I finally unfastened my pack, roughly casting it to the side and sat on the ground, hugging my knees and still crying.

I was finally startled out of my state by a voice, “Sally?”

“Shit,” I looked up to see Ben, standing over me, looking very concerned.

“Are you hurt?”

“No…” my voice quavered, “I’m just tired of these fucking rocks.”

“The rocks are making you cry,” he said, not judgmental, but also not buying my explanation.

“YES,” I said emphatically. “They’re fucking rocky and stupid.”

“Okay,” he said, picking up my pack and helping me up.

“So... everyone saw that?” I asked, finally getting a good look at the Hut and noticing Erin, Turbo, Sug, and Pilgrim all standing outside, watching us.

He barely suppressed a smile, “Ahhh... yeah.”

“Cool,” I took a deep breath and stood up straight. “Well dude, welcome to my dumb parts.”

* * *

It was decided that we should hike down to Pinkham Notch and try to get a room at the lodge there for the night.  No one was saying it was because of my meltdown, but I knew it was because of my meltdown and I felt grateful. I was exhausted. It was another 7.8 miles, up to Mt. Madison at 5366 feet and down to the notch at 2050 feet elevation. Erin and I found a blue blaze trail that looked like it would cut about a mile and a half off the hike and talked the boys into taking it. Turbo and Sug were pretty indifferent to shortcuts, but Pilgrim and Ben were pretty staunchly against deviating in any way from the official trail. But between my crying and Erin’s flaring knee pain, they surprisingly relented.

About halfway down the blue blazed trail, we realized we had made a mistake. The trail became super steep and then devolved into almost completely vertical sheer rock drops of between 6-10 feet. I felt the tears welling back up. I was scared of heights, and I felt guilty for forcing the guys down this path that now seemed dangerous to navigate.

“I think we have to go back,” I said, looking at the steep climb back up and thinking about the added miles. “I don’t know what else to do.”

For the second time that day, I felt paralyzed. It was Sug who took action.

“I’m not hiking back up that trail,” he said firmly. “We’re going to get down.”

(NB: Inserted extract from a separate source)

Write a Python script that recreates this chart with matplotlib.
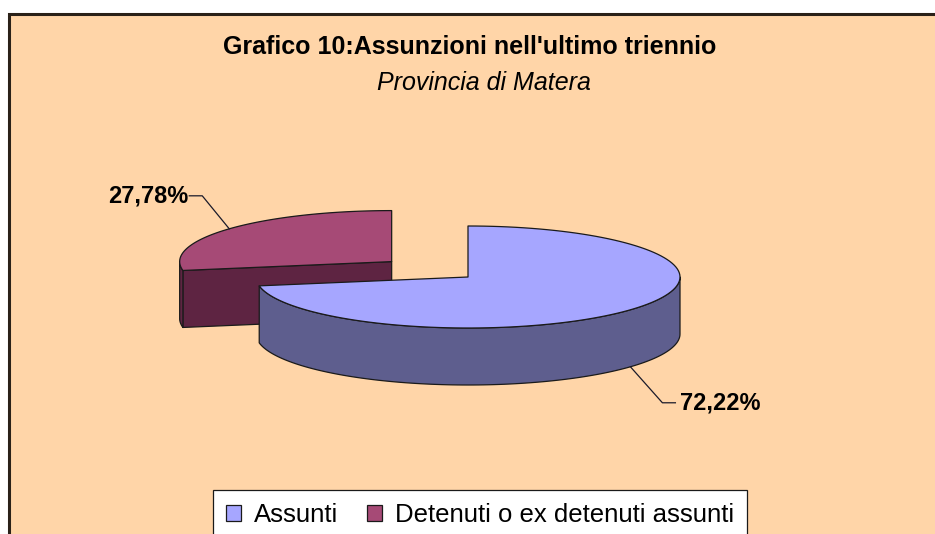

Sug had us take off our backs and slide them down the rocks. Then we formed a chain- lowering each other down to safety. After a half mile of drops, the trail finally leveled back out.

“No more blue blazes,” Pilgrim said, and I saw a small nod from Ben. Erin squeezed my hand and I let go of the tension I’d been holding on to.

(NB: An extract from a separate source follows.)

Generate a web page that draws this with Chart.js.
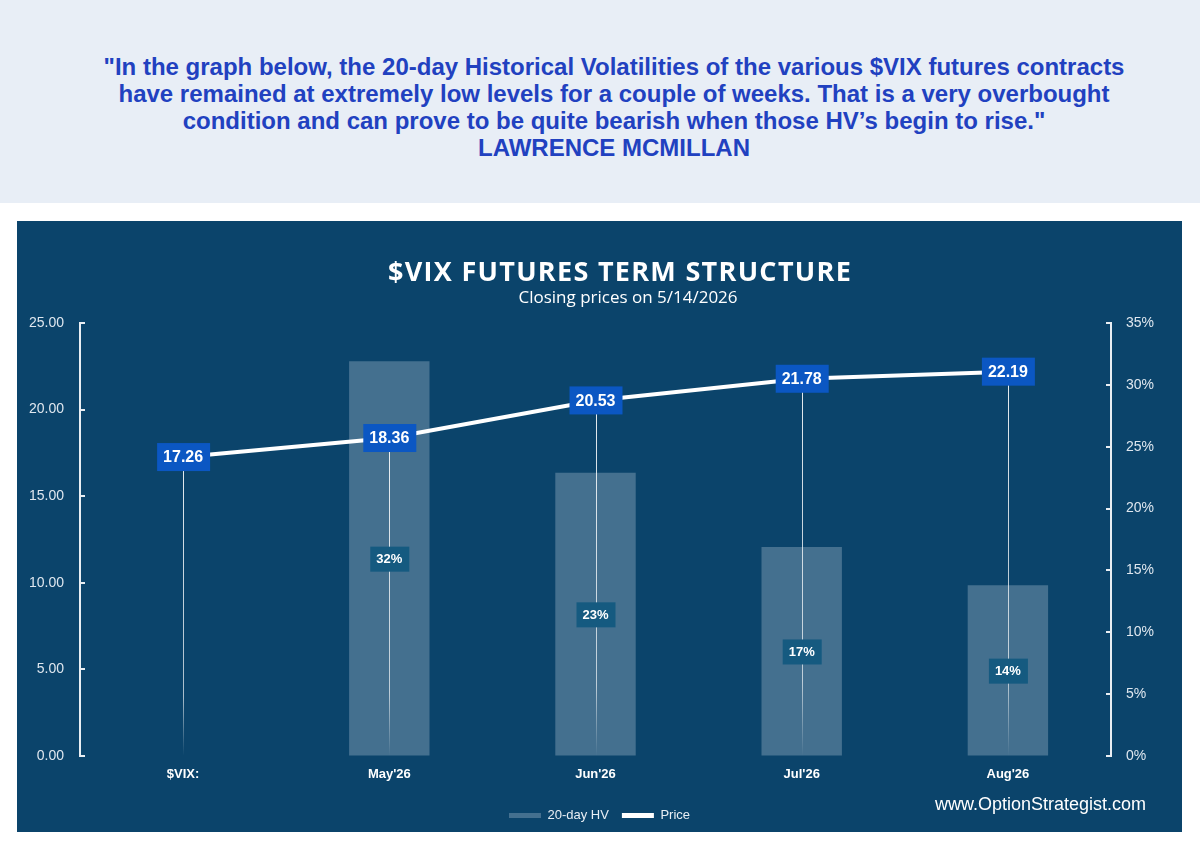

The rest of the trail was an easy descent and we made it to Pinkham Notch by 5pm. Sug, Turbo, and I sat on the porch of the visitor’s center while Erin went in to see about getting a room in the Joe Dodge Lodge, both owned and operated by the AMC.

She reappeared ten minutes later looking annoyed. “No rooms. No matter how I tried to sweet talk the front desk guy, he kept telling me they were full.”

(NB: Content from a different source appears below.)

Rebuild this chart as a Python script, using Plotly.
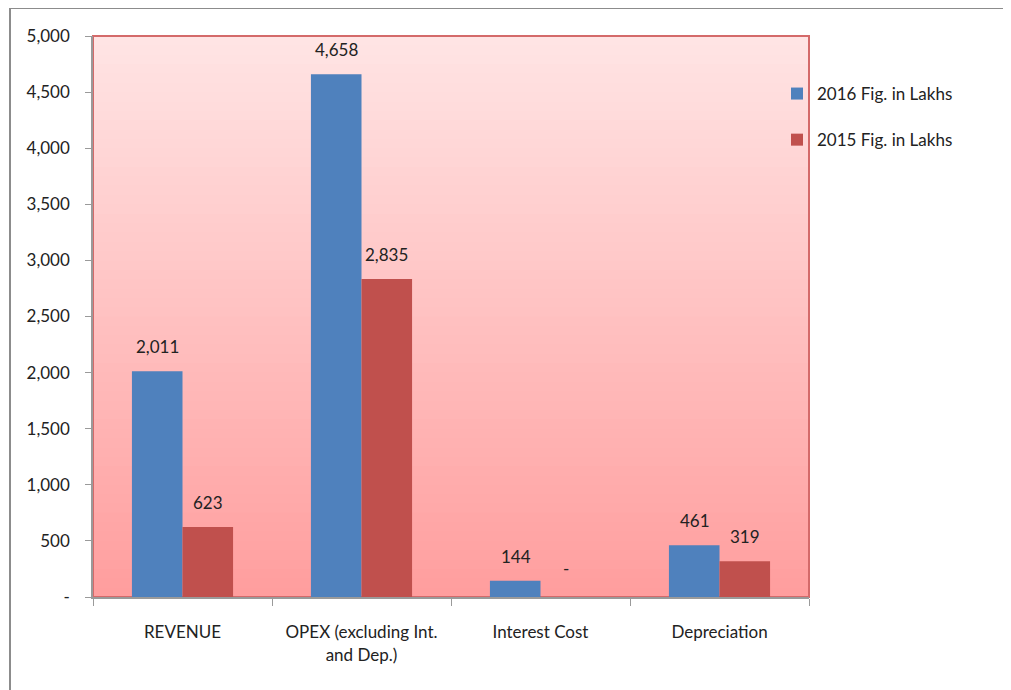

“This fucking day,” I said. “What do we do? I can’t hike anymore today.”

Like the rest of the AMC territory, camping was not permitted anywhere that was not a designated campsite and the next one of those was over five miles away.

“Maybe one of these families will feel sorry for us and let us stay in their room,” Turbo offered, watching a fresh-smelling family of four emerge from the visitor’s center and walk across the parking lot to their room.

“Yeah right,” Sug retorted. “Nobody is going to invite four bearded men and two women who smell like garbage to stay in a room with their precious children.”

“Speaking of four bearded men, where are Pilgrim and Ben?” Erin asked, looking around. Ben and Pilgrim had wandered off when we’d first arrived, and I realized I hadn’t seen them since.

Just as we were starting to worry, they came sauntering over, bags of McDonalds in their hands.

“What the…” Turbo started, “What’s it? Where did that come from?”

“Some guy offered us a ride to McDonalds! We thought it’d be a fun surprise!” Pilgrim grinned.

“Finally, something good in this shitty day,” I said, grabbing fries from the bags Ben was handing around. We all ate in silence for awhile, savoring the greasy food that tasted all the better because it meant that we wouldn’t have to cook our dinner and clean our pots.

Erin broke the silence, “Dude...do you guys remember when I got FUCKING lost this morning?”

“That was THIS morning? Jesus.” I said.